The following entry appeared as part of Governance Metrics International’s GMI Blog. GMI is the leading independent provider of global corporate governance and ESG ratings and research. Corporate stakeholders – including leading investors, insurers, auditors, regulators and others – use GovernanceMetrics services to identify and monitor risks related to non-financial measures covering key environmental, social, governance and accounting risk factors.
Academic Research Validates Relevance of GMI Ratings’ Accounting & Governance Risk
Accounting & Governance Risk (AGR®) ratings express GMI Ratings’ assessment of the accuracy and reliability of a company’s financial reporting and the quality of its governance. AGR is based on metrics that have been identified as being the most associated with SEC enforcement actions for accounting fraud. In fact, a recent academic study shows that the AGR is superior to many academic risk measures for predicting accounting irregularities.

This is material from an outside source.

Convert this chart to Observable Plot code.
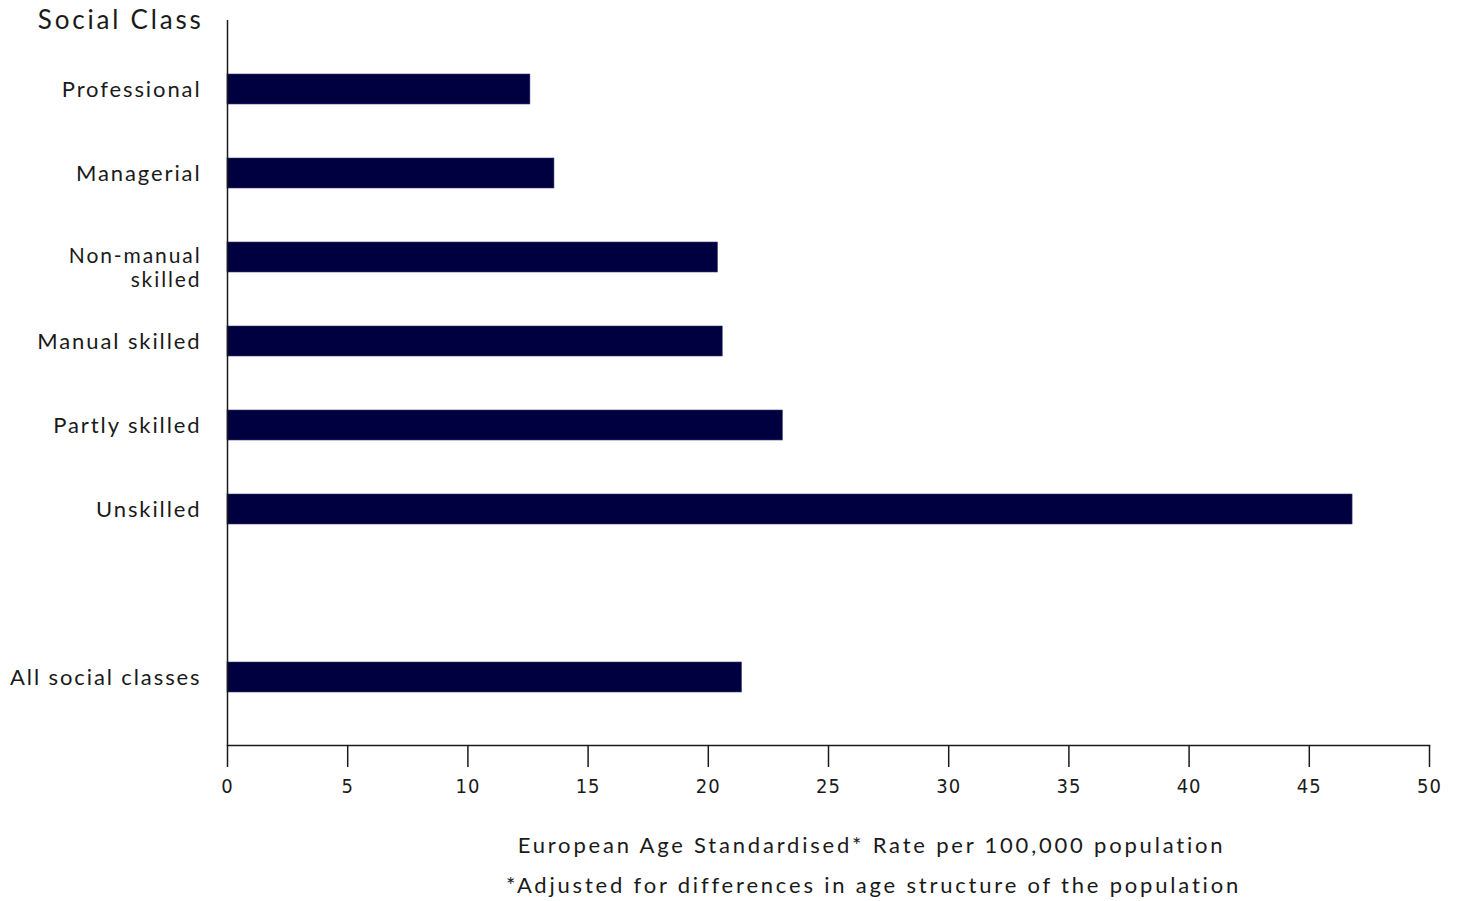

In Detecting and Predicting Accounting Irregularities: A Comparison of Commercial and Academic Risk Measures (Available here) authors Price, Sharp and Wood set out to compare a substantial body of academic research on developing risk proxies to detect accounting irregularities with a commercial measure developed for the same purpose by Audit Integrity (now GMI Ratings). The study is based on firms in the Compustat database from 1995 to 2008, using annual data.
Audit Integrity’s AGR measure was compared to six measures from academia. The study compared the ability of these measures to detect and to predict three different variables:
・SEC accounting and auditing enforcement releases (AAERs),
・restatements related to accounting irregularities, and
・shareholder litigation for accounting improprieties.
A head-to-head comparison of each academic measure relative to AGR was conducted. AGR outperformed the academic risk measures in all head-to-head tests for detecting, and in most head-to-head tests for predicting, all three of these sets of events.
The results showed that of the 36 comparisons between AGR and the six academic risk measures, AGR was superior to the academic measures in 28 of the comparisons. When the comparison was in terms of detecting accounting irregularities, AGR performed better in 18 out of the 18 comparisons. When the comparison was in terms of predicting irregularities one period before the irregularities would occur, AGR performed better than the academic measures in 10 out of the 18 tests.